# Aurora AFX Tires



## RjAFX (Oct 26, 2014)

I have some SuperTires I'd like to give to a friend. When on a stock AFX, MT, or G+ wheel they measure .438. Will these work for him, are they to short? He's not going to be off to any races, he'll just be set up around the house. I have some others that are shorter but I don't remember what the mounted diameter was. What's the smallest diameter he can run on stock car on a stock track. I just want to give him some tires.


----------



## Rich Dumas (Sep 3, 2008)

As luck would have it I just measured some Super Tires AFX 474Rs, those are made for A/FX and Magnatraction cars, which have 0.275 wheels. The mounted diameter was 0.476 according to my stainless steel Wizzard gauge. A tire that measures 0.438 on a 0.275 wheel would be too small in diameter for many HO cars.
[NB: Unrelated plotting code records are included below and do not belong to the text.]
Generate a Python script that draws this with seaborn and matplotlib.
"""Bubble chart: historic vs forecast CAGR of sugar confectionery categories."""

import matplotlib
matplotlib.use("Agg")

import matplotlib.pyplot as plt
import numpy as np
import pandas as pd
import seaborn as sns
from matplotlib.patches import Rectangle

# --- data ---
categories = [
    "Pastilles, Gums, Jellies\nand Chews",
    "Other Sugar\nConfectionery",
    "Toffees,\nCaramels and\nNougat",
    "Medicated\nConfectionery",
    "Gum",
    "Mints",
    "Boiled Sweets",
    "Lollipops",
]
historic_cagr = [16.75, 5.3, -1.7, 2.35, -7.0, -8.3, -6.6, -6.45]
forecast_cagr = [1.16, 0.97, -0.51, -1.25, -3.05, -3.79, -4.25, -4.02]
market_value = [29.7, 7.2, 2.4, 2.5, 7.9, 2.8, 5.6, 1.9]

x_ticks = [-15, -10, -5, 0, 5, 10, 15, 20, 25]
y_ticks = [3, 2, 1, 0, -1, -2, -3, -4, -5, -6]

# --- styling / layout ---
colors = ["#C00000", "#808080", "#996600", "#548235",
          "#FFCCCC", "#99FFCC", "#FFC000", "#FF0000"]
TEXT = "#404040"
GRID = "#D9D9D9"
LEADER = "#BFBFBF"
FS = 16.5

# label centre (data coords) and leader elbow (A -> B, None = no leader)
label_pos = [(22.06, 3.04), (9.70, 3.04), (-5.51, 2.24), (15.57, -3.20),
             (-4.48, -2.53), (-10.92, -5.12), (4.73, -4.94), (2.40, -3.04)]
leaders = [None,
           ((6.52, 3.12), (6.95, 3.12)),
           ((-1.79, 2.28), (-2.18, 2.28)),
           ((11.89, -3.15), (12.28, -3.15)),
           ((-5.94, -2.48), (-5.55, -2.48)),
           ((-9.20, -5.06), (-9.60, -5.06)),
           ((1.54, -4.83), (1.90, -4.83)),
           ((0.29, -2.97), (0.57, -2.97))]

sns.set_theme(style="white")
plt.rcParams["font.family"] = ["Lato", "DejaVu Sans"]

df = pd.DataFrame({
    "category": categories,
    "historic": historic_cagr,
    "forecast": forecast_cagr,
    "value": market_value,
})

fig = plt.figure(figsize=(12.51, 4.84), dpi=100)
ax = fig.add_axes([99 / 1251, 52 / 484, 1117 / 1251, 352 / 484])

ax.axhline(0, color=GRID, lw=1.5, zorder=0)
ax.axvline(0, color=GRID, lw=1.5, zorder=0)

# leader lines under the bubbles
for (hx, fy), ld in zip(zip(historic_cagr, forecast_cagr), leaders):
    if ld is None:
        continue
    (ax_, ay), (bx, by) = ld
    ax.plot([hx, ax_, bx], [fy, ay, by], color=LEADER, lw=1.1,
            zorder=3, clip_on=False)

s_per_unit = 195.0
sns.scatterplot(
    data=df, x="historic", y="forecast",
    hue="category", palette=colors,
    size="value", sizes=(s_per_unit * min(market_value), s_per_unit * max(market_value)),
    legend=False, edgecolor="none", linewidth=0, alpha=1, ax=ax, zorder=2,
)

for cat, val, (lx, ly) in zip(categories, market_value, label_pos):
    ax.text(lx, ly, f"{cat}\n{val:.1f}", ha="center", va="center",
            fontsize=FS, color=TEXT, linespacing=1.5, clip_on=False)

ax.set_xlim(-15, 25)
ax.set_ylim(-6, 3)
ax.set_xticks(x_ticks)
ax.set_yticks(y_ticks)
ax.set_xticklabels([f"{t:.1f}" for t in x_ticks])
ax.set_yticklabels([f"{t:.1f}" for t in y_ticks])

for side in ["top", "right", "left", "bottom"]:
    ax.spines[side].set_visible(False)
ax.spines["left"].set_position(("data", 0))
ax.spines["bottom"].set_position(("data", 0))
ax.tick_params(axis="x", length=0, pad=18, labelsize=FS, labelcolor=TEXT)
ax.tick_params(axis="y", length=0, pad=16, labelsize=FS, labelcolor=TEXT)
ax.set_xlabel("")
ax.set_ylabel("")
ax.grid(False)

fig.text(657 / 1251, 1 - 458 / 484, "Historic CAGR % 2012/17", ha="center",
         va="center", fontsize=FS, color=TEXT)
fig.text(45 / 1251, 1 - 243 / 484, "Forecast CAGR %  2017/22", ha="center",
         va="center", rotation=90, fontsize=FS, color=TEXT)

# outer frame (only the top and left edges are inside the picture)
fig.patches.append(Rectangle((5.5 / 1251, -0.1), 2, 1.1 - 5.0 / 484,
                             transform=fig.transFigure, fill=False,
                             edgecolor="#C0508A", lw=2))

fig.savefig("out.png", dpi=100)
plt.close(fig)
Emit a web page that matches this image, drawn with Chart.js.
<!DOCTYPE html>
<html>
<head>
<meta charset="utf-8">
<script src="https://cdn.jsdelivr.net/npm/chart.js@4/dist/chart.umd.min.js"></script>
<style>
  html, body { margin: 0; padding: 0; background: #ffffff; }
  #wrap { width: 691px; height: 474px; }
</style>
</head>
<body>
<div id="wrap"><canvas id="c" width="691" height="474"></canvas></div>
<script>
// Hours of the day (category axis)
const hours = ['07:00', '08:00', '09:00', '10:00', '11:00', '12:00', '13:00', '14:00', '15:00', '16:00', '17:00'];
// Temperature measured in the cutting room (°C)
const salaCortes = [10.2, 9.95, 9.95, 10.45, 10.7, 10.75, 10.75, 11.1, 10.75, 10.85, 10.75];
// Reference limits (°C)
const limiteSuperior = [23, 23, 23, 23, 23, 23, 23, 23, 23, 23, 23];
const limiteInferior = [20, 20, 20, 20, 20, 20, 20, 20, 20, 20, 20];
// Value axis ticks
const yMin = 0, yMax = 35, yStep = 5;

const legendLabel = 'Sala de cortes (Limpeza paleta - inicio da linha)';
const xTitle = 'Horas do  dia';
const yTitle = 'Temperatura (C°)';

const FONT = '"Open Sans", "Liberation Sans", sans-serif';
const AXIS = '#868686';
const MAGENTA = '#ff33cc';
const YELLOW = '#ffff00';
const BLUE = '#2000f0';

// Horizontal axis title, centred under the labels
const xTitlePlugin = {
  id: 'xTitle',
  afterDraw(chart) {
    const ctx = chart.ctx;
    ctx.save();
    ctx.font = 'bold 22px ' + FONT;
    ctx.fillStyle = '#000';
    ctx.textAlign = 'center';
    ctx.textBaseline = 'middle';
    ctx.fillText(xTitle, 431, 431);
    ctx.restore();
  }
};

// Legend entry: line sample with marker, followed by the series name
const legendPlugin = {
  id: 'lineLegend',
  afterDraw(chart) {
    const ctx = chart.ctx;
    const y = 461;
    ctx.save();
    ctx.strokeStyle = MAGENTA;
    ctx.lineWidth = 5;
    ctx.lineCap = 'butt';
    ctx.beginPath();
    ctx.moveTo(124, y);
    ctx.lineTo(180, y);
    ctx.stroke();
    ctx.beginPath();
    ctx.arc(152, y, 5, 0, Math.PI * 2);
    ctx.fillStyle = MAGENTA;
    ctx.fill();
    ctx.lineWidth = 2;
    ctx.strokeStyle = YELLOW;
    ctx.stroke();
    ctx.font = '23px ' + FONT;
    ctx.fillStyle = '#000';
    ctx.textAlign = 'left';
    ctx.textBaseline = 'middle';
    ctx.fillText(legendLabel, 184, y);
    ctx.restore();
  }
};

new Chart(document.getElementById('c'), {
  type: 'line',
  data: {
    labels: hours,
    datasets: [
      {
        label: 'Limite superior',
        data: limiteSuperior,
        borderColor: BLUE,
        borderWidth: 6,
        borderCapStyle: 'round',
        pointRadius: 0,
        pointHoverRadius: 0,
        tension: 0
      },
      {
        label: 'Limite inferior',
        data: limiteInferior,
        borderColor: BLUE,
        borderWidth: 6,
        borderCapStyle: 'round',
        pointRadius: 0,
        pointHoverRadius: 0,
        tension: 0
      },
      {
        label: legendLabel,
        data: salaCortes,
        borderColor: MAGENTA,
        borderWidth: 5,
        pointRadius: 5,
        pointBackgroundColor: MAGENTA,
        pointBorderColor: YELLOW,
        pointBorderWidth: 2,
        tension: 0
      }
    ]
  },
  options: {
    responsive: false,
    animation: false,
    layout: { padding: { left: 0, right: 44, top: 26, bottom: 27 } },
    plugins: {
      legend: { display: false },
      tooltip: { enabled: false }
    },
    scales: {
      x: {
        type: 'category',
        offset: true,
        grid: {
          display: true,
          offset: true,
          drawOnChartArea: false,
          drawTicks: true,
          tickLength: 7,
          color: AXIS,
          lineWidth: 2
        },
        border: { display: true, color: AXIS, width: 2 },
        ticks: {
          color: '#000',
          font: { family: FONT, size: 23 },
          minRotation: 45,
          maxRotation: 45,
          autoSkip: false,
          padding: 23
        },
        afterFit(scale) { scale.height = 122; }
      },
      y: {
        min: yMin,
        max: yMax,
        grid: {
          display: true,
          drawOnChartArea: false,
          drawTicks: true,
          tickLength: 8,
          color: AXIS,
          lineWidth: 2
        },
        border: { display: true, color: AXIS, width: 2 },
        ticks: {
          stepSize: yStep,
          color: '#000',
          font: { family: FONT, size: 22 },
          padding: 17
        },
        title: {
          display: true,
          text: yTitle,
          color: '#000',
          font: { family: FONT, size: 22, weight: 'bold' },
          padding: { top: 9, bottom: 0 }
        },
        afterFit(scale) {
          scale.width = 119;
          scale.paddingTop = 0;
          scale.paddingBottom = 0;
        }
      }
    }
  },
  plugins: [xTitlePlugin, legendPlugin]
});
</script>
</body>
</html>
A few people have reported that they go that small with Tomy cars, but they must have tracks with very low rails, I can't run any smaller than a 0.446 on my track.
If the tires were on bigger diameter wheels, like the ones that are used on BSRT G3's and G-Jets they would be OK. Those wheels are 0.290 diameter.


----------



## Paul R (Nov 3, 2009)

BSRT offers rims in .250, .275, .280, .285, .290. On an AFX car, I have not been able to go below .440 - .450 depending on rail height


----------



## RjAFX (Oct 26, 2014)

Thanks Guys......I'll give him tires that mount .445 and larger on stock MT wheels.


----------